Understanding Material Properties: Strength, Toughness, Conductivity

Understanding Material Properties: Strength, Toughness, Conductivity

Materials are the building blocks of everything around us, from the skyscrapers we live in to the smartphones we use. Understanding the properties of materials is crucial in engineering, design, and even everyday life. This tutorial explores three fundamental material properties: strength, toughness, and conductivity.

1. Strength

Strength refers to a material's ability to resist deformation under applied stress. It's often measured in units of force per unit area (e.g., Pascal or pounds per square inch). There are several types of strength:

• Tensile Strength: The maximum stress a material can withstand before it starts to permanently deform (yield) or break. Imagine pulling on a wire until it snaps.
• Compressive Strength: The maximum stress a material can withstand when being compressed, like a pillar supporting a heavy load.
• Shear Strength: The maximum stress a material can withstand when forces are applied in opposite directions along parallel planes, such as when a bolt is tightened.

Example: Steel has high tensile strength, making it ideal for building structures like bridges. Concrete has excellent compressive strength, making it suitable for foundations and walls.

2. Toughness

Toughness describes a material's ability to absorb energy before fracturing. It's a measure of how much energy a material can withstand before it breaks.

Example: A ceramic plate might be strong but brittle, meaning it breaks easily with little energy absorbed. A rubber band is less strong but has high toughness, stretching significantly before breaking.

3. Conductivity

Conductivity refers to a material's ability to allow heat or electricity to flow through it.

• Thermal Conductivity: The rate at which heat flows through a material. Materials with high thermal conductivity transfer heat easily.
• Electrical Conductivity: The ability of a material to conduct electric current. Materials with high electrical conductivity allow electricity to flow easily.

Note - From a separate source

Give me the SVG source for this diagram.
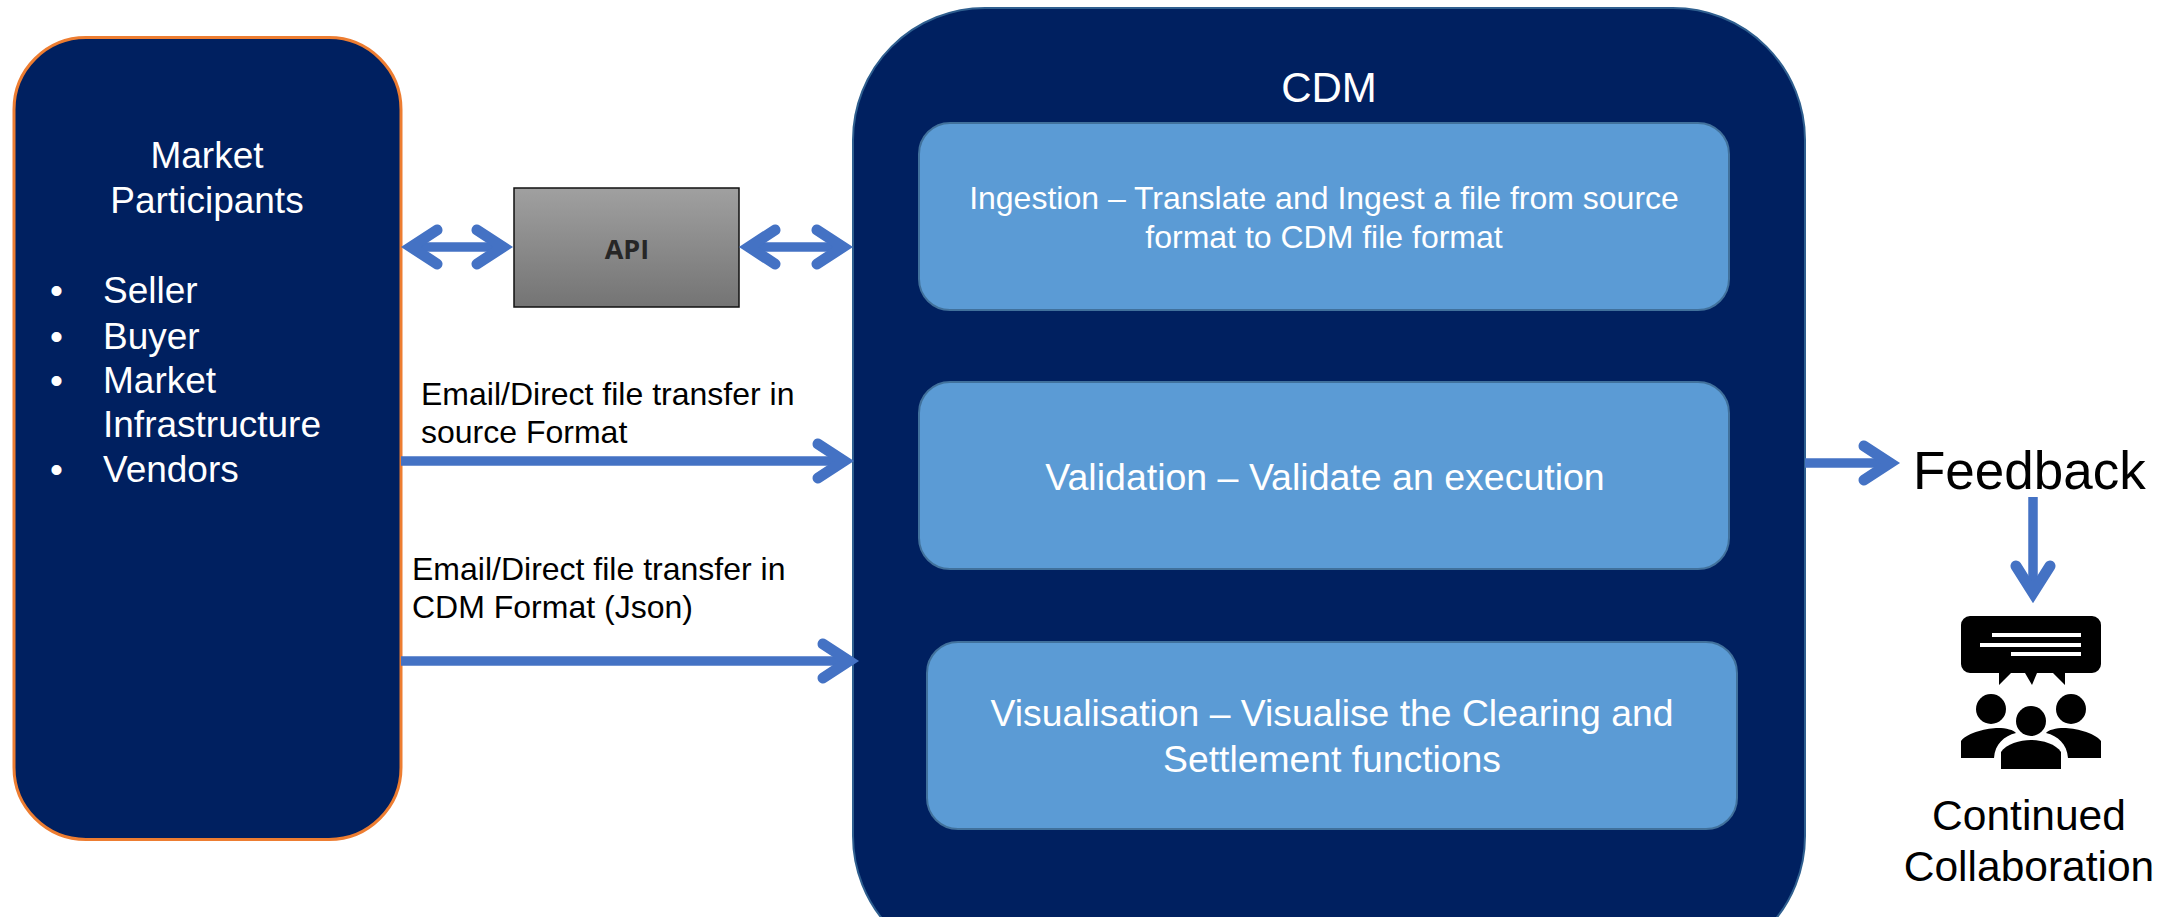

Example: Metals like copper and aluminum are excellent conductors of both heat and electricity, making them ideal for electrical wiring and cookware. Rubber, on the other hand, is a poor conductor of both heat and electricity, which is why it's used as insulation.

Summary

Understanding these fundamental material properties is essential for selecting the right materials for various applications. Here's a quick summary:

• Strength: Resistance to deformation under stress.
• Toughness: Ability to absorb energy before breaking.
• Conductivity: Ability to conduct heat or electricity.

By considering these properties, engineers and designers can make informed decisions about the materials they use, ensuring the safety and functionality of their creations.